What this task involves: Give back exactly the lines from the beginning of the listing below to the line holding "var xTicks = [200, 400, 600, 800, 1000];", both ends included; the pictures stay out.
— Start of Source material —
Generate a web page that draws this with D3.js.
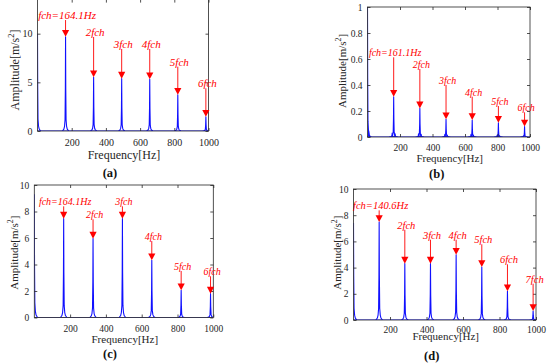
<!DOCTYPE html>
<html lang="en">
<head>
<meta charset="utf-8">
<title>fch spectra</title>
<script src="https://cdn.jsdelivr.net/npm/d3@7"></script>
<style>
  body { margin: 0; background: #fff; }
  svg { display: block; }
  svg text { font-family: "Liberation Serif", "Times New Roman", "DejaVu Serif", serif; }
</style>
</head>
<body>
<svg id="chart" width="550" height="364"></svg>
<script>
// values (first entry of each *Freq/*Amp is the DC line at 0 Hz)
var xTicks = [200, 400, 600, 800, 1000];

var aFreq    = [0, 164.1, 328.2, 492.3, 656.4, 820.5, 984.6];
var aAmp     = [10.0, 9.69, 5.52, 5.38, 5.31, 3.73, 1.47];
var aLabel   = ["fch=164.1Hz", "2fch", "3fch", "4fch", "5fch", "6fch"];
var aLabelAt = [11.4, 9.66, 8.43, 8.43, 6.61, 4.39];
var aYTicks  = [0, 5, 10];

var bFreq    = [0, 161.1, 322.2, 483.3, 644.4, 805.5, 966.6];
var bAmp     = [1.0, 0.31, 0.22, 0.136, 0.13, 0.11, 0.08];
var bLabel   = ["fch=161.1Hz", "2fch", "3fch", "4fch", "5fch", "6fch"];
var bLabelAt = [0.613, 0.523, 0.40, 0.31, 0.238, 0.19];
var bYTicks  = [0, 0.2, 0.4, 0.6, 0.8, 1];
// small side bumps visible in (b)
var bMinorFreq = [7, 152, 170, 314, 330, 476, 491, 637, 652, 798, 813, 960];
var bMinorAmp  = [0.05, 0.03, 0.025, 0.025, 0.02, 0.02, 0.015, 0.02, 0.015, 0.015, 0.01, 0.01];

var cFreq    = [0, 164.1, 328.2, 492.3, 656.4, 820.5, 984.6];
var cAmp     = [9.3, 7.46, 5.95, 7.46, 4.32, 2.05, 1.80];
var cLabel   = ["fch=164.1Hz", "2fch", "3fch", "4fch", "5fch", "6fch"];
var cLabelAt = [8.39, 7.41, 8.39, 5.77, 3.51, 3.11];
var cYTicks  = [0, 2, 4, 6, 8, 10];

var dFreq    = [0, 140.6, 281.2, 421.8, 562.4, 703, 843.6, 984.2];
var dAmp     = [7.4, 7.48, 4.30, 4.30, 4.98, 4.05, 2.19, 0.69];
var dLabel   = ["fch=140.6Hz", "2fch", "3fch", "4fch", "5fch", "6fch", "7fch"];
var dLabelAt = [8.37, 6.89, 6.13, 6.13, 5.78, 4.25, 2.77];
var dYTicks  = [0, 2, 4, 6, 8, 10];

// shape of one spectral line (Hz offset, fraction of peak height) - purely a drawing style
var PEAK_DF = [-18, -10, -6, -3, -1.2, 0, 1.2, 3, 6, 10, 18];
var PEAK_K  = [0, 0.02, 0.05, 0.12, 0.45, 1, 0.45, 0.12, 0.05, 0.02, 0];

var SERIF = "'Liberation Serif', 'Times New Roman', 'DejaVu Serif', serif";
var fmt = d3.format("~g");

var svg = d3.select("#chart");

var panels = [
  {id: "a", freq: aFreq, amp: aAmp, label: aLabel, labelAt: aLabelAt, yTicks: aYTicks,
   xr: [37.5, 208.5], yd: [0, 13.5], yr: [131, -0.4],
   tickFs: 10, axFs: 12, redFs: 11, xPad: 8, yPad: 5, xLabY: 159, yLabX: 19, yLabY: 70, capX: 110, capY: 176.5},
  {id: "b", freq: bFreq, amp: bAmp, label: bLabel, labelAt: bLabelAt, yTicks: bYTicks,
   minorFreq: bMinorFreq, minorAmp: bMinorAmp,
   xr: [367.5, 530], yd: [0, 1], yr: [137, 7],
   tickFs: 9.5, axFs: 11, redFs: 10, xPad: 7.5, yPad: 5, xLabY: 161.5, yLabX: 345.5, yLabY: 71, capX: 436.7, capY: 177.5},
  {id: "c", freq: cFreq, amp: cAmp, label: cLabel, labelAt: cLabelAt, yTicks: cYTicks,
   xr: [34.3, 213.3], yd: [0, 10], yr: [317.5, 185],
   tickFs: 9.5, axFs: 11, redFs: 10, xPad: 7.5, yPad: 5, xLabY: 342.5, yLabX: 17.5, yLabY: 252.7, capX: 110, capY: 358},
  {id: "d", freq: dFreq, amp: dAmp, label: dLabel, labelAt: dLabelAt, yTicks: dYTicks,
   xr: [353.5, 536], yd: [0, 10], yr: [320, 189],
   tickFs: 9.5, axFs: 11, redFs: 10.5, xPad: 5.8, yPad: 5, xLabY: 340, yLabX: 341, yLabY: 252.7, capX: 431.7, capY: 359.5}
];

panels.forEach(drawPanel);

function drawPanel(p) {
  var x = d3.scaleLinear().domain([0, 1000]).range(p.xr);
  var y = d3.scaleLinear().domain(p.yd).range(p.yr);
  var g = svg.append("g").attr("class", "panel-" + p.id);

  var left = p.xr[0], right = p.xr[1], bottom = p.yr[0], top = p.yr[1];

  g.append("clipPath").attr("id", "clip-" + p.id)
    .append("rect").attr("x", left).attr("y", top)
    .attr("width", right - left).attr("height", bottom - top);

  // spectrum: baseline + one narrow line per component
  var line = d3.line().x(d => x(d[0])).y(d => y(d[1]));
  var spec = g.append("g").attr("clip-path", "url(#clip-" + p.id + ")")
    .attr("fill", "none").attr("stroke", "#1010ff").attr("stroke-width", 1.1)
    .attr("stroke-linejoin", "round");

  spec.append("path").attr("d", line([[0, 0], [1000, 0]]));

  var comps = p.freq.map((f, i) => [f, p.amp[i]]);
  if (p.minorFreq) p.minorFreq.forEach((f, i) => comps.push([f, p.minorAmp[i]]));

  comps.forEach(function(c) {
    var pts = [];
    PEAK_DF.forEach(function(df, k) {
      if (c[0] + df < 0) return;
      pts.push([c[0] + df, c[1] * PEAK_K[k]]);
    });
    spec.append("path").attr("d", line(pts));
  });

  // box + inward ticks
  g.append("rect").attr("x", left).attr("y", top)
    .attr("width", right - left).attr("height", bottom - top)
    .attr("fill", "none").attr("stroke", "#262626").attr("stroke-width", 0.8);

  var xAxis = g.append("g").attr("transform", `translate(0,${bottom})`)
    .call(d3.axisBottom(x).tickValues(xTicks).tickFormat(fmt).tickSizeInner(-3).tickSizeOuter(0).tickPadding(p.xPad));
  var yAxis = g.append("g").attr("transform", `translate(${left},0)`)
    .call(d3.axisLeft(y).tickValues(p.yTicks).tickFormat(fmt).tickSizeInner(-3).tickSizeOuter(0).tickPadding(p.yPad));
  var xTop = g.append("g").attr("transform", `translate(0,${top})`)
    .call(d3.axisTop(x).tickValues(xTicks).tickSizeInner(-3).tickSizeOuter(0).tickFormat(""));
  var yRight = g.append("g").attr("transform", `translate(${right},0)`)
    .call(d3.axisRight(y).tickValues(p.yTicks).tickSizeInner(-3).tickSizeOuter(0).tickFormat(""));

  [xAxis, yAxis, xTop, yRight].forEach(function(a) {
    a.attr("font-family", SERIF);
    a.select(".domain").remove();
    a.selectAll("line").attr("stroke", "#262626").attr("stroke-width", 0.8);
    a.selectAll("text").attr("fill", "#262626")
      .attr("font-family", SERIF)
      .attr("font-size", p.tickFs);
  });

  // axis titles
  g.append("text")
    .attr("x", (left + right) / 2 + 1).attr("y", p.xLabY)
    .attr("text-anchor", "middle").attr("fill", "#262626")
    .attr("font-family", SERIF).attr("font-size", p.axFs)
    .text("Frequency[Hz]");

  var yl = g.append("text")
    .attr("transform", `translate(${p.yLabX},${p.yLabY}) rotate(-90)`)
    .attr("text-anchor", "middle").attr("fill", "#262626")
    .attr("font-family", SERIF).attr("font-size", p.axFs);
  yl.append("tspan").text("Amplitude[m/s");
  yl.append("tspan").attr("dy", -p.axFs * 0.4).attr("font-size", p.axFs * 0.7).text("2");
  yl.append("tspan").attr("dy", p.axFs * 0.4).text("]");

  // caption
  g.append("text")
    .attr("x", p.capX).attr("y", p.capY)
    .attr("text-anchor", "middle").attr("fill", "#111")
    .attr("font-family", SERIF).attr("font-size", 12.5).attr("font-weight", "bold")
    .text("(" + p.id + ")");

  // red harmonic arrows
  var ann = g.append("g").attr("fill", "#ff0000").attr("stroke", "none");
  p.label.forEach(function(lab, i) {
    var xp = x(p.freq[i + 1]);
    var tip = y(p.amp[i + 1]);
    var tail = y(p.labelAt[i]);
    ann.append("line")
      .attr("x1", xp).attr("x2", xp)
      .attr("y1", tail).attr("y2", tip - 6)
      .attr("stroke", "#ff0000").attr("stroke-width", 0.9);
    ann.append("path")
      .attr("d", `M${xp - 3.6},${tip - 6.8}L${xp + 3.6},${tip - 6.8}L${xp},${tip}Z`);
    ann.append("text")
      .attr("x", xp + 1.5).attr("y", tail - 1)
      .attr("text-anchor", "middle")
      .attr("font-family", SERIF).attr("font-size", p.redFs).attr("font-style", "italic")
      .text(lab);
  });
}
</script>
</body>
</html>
— End of Source material —
Written response:
Generate a web page that draws this with D3.js.
<!DOCTYPE html>
<html lang="en">
<head>
<meta charset="utf-8">
<title>fch spectra</title>
<script src="https://cdn.jsdelivr.net/npm/d3@7"></script>
<style>
  body { margin: 0; background: #fff; }
  svg { display: block; }
  svg text { font-family: "Liberation Serif", "Times New Roman", "DejaVu Serif", serif; }
</style>
</head>
<body>
<svg id="chart" width="550" height="364"></svg>
<script>
// values (first entry of each *Freq/*Amp is the DC line at 0 Hz)
var xTicks = [200, 400, 600, 800, 1000];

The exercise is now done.